How that's supposed to get better once you squeeze them into the edge, I just don't see.
This is much worse than the cryptocalypse, because much smarter people are gambling this time around...
However, some do still use PCIe form factor. If anyone wants a deal on some previous-generate GPU compute hardware, checkout Nvidia V100's on ebay. At 7 TFLOPS of fp64, it's still way more than you can get on consumer GPUs (if you actually need that sort of thing).
I've got a couple of V100 in my corporate lab. Back then when FP16 was a thing, they were pretty nice.

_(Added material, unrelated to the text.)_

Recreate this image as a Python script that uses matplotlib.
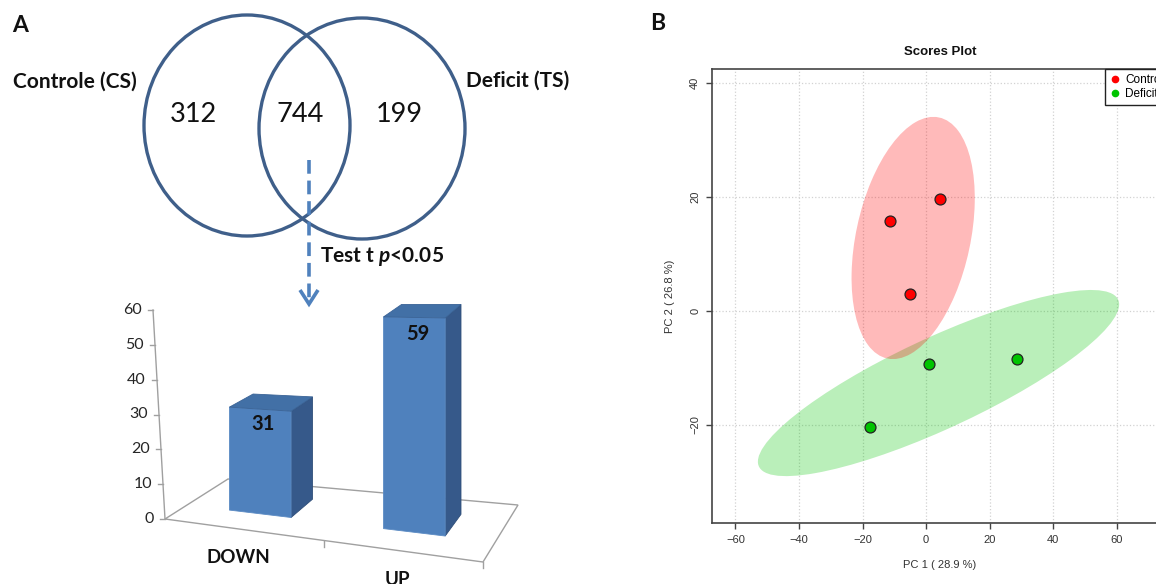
import numpy as np
import matplotlib
matplotlib.use('Agg')
import matplotlib.pyplot as plt
from matplotlib.patches import Ellipse, Polygon
from matplotlib.lines import Line2D

# ---------------- data ----------------
venn_sets = ['Controle (CS)', 'Deficit (TS)']
venn_counts = [312, 744, 199]          # only CS, both, only TS
test_text = 'Test t $p$<0.05'

bar_categories = ['DOWN', 'UP']
bar_values = [31, 59]
bar_yticks = [0, 10, 20, 30, 40, 50, 60]

groups = ['Control', 'Deficit']
pc1_control = [-11.4, 4.35, -5.1]
pc2_control = [15.8, 19.6, 3.0]
pc1_deficit = [-17.7, 1.0, 28.5]
pc2_deficit = [-20.4, -9.3, -8.4]
x_ticks = [-60, -40, -20, 0, 20, 40, 60]
y_ticks = [-20, 0, 20, 40]
x_label = 'PC 1 ( 28.9 %)'
y_label = 'PC 2 ( 26.8 %)'
plot_title = 'Scores Plot'

# ---------------- figure ----------------
W, H = 1156, 584
plt.rcParams['mathtext.fontset'] = 'custom'
plt.rcParams['mathtext.it'] = 'Lato:italic:bold'
plt.rcParams['mathtext.rm'] = 'Lato:bold'
fig = plt.figure(figsize=(W / 100, H / 100), dpi=100)
fig.patch.set_facecolor('white')

# overlay axes in pixel coordinates for panel A
ax0 = fig.add_axes([0, 0, 1, 1])
ax0.set_xlim(0, W)
ax0.set_ylim(H, 0)
ax0.axis('off')

FA = 'Lato'
venn_col = '#3F5F8A'

# Venn diagram
ax0.add_patch(Ellipse((247, 125.5), 206, 221, fill=False, lw=2.4, ec=venn_col))
ax0.add_patch(Ellipse((362, 128.5), 206, 221, fill=False, lw=2.4, ec=venn_col))
ax0.text(75, 82, venn_sets[0], family=FA, weight='bold', fontsize=15,
         ha='center', va='center', color='#111111')
ax0.text(518, 81, venn_sets[1], family=FA, weight='bold', fontsize=15,
         ha='center', va='center', color='#111111')
for xc, n in zip([193, 300, 399], venn_counts):
    ax0.text(xc, 115, str(n), family=FA, fontsize=19.5, ha='center', va='center',
             color='#111111')

# dashed arrow
arrow_col = '#4F81BD'
ax0.plot([309, 309], [160, 301], color=arrow_col, lw=2.6, ls=(0, (3.8, 1.9)),
         solid_capstyle='butt', dash_capstyle='butt')
ax0.plot([300, 309, 318], [290, 304, 290], color=arrow_col, lw=2.6,
         solid_joinstyle='miter', solid_capstyle='butt')
ax0.text(320, 256, test_text, family=FA, weight='bold', fontsize=15,
         ha='left', va='center', color='#111111')

# ---------------- 3D-like bar chart ----------------
FL = (165, 519); FR = (483, 562); BL = (228, 479); BR = (518, 505)
ncat = len(bar_categories)


def floor_pt(u, d):
    s = u / ncat
    x = (1 - s) * (1 - d) * FL[0] + s * (1 - d) * FR[0] + (1 - s) * d * BL[0] + s * d * BR[0]
    y = (1 - s) * (1 - d) * FL[1] + s * (1 - d) * FR[1] + (1 - s) * d * BL[1] + s * d * BR[1]
    return x, y


def proj(u, d, v):
    x, y = floor_pt(u, d)
    k = (3.248 + 0.267 * u) * (1 - 0.093 * (d - 0.35))
    return (x, y - v * k)


grid_col = '#A0A0A0'
ax0.add_patch(Polygon([FL, FR, BR, BL], closed=True, fill=False, ec=grid_col, lw=1.0))
for i in range(1, ncat + 1):
    x, y = floor_pt(i, 0)
    ax0.plot([x, x], [y, y + 6], color=grid_col, lw=1.0)

# value axis (slanted)
vmax = bar_yticks[-1]
top_ax = (153, 310)
bot_ax = (165, 519)


def axis_pt(v):
    t = v / vmax
    return (bot_ax[0] + (top_ax[0] - bot_ax[0]) * t, bot_ax[1] + (top_ax[1] - bot_ax[1]) * t)


ax0.plot([bot_ax[0], top_ax[0]], [bot_ax[1], top_ax[1]], color=grid_col, lw=1.0)
for v in bar_yticks:
    x, y = axis_pt(v)
    ax0.plot([x - 5, x], [y, y], color=grid_col, lw=1.0)
    ax0.text(x - 11, y, str(v), family=FA, fontsize=11.5, ha='right', va='center',
             color='#262626')

front_c = '#4F81BD'
side_c = '#36598A'
top_c = '#4270A6'
d0, d1, bw = 0.35, 0.75, 0.40
for i, (cat, val) in enumerate(zip(bar_categories, bar_values)):
    c = i + 0.5 - 0.025
    u0, u1 = c - bw / 2, c + bw / 2
    side = [proj(u1, d0, 0), proj(u1, d1, 0), proj(u1, d1, val), proj(u1, d0, val)]
    front = [proj(u0, d0, 0), proj(u1, d0, 0), proj(u1, d0, val), proj(u0, d0, val)]
    top = [proj(u0, d0, val), proj(u1, d0, val), proj(u1, d1, val), proj(u0, d1, val)]
    ax0.add_patch(Polygon(side, closed=True, fc=side_c, ec='#2E4D78', lw=0.6))
    ax0.add_patch(Polygon(front, closed=True, fc=front_c, ec='#5B8BC4', lw=0.6))
    ax0.add_patch(Polygon(top, closed=True, fc=top_c, ec='#3A6396', lw=0.6))
    lx, ly = proj(c, d0, val - 4.5)
    ax0.text(lx + 3, ly, str(val), family=FA, weight='bold', fontsize=14.5,
             ha='center', va='center', color='#111111')
    fx, fy = floor_pt(i + 0.5, 0)
    ax0.text(fx - 6, fy + 28, cat, family=FA, weight='bold', fontsize=13.5,
             ha='center', va='center', color='#111111')

# panel letters
fig.text(20 / W, 1 - 26 / H, 'A', family=FA, weight='bold', fontsize=16.5,
         ha='center', va='center', color='#111111')
fig.text(658 / W, 1 - 24 / H, 'B', family=FA, weight='bold', fontsize=16.5,
         ha='center', va='center', color='#111111')

# ---------------- scores plot ----------------
FB = 'Liberation Sans'
L, R, T, B = 712, 1168, 69, 523
axs = fig.add_axes([L / W, 1 - B / H, (R - L) / W, (B - T) / H])
axs.set_xlim(-67.4, 76.2)
axs.set_ylim(-37.3, 42.5)
axs.set_xticks(x_ticks)
axs.set_yticks(y_ticks)
axs.grid(True, ls=':', color='#D2D2D2', lw=0.9)
axs.set_axisbelow(True)

red, green = '#FF0000', '#00C400'
chi_scale = np.sqrt(-2 * np.log(1 - 0.95))


def conf_ellipse(xs, ys, color):
    xs = np.asarray(xs); ys = np.asarray(ys)
    cov = np.cov(xs, ys)
    vals, vecs = np.linalg.eigh(cov)
    order = vals.argsort()[::-1]
    vals, vecs = vals[order], vecs[:, order]
    ang = np.degrees(np.arctan2(vecs[1, 0], vecs[0, 0]))
    w, h = 2 * chi_scale * np.sqrt(vals)
    axs.add_patch(Ellipse((xs.mean(), ys.mean()), w, h, angle=ang,
                          fc=color, ec='none', alpha=0.27, zorder=2))


conf_ellipse(pc1_deficit, pc2_deficit, green)
conf_ellipse(pc1_control, pc2_control, red)
axs.scatter(pc1_control, pc2_control, s=62, c=red, edgecolors='#222222', lw=0.9, zorder=4)
axs.scatter(pc1_deficit, pc2_deficit, s=62, c=green, edgecolors='#222222', lw=0.9, zorder=4)

for sp in axs.spines.values():
    sp.set_color('#444444')
    sp.set_linewidth(1.2)
axs.tick_params(direction='out', length=4.5, width=1, color='#444444',
                labelsize=8, labelcolor='#333333', pad=4)
for lab in axs.get_xticklabels() + axs.get_yticklabels():
    lab.set_family(FB)
for lab in axs.get_yticklabels():
    lab.set_rotation(90)
    lab.set_va('center')
axs.set_xlabel(x_label, family=FB, fontsize=8, color='#333333', labelpad=11)
axs.set_ylabel(y_label, family=FB, fontsize=8, color='#333333', labelpad=11)
axs.set_title(plot_title, family=FB, fontsize=9.5, weight='bold', color='#111111', pad=10)

handles = [Line2D([], [], marker='o', ls='none', color=red, markersize=4.5),
           Line2D([], [], marker='o', ls='none', color=green, markersize=4.5)]
leg = axs.legend(handles, groups, loc='upper right', borderaxespad=0, fancybox=False,
                 framealpha=1, edgecolor='#222222', prop={'family': FB, 'size': 8.5},
                 handlelength=0.8, handletextpad=0.5, borderpad=0.4, labelspacing=0.2)
leg.get_frame().set_linewidth(1.0)

fig.savefig('out.png', dpi=100, facecolor='white')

And just as a finger exercise I also ran the Superposition demo in fluid interactive game mode on them across 600km distance using my ultra-thin notbook as a remote screen. Most of my colleagues didn't even realize that it wasn't my Whiskey Lake ultrabook that ran the graphics, one of the weakest iGPUs of recent history...
Yes, remote gaming would be possible in theory, more attractive if you don't pay the electricity bill.
For LLM training they are way too small, for inference they don't support the lower precision data types and sparsity that it takes to compete today. They are very near unusable for current AI and an RTX4070 will push them against the wall on pretty near every workload. No DLSS, either, and gaming has just moved to the point where eye candy needs it.
Consumers would have to find ways of cooling them, because they come only with shrouds. Supermicro sold them in a workstation chassis with external fans, that at least weren't quite the turbines you have in the data center.
All these Hoppers are much worse at any other purpose, all these TPUs are turning into e-waste as we speak. I got a couple of K80s in storage, quite capable cards, too, at FP64, but out of favor even with CUDA these days and zero residual value.
I'm trying to imagine five years from now and I'm just glad I'm as invested into AI as much as I was in IoT: dabbling is fun, but I wouldn't want my pension fund in on that gamble, either.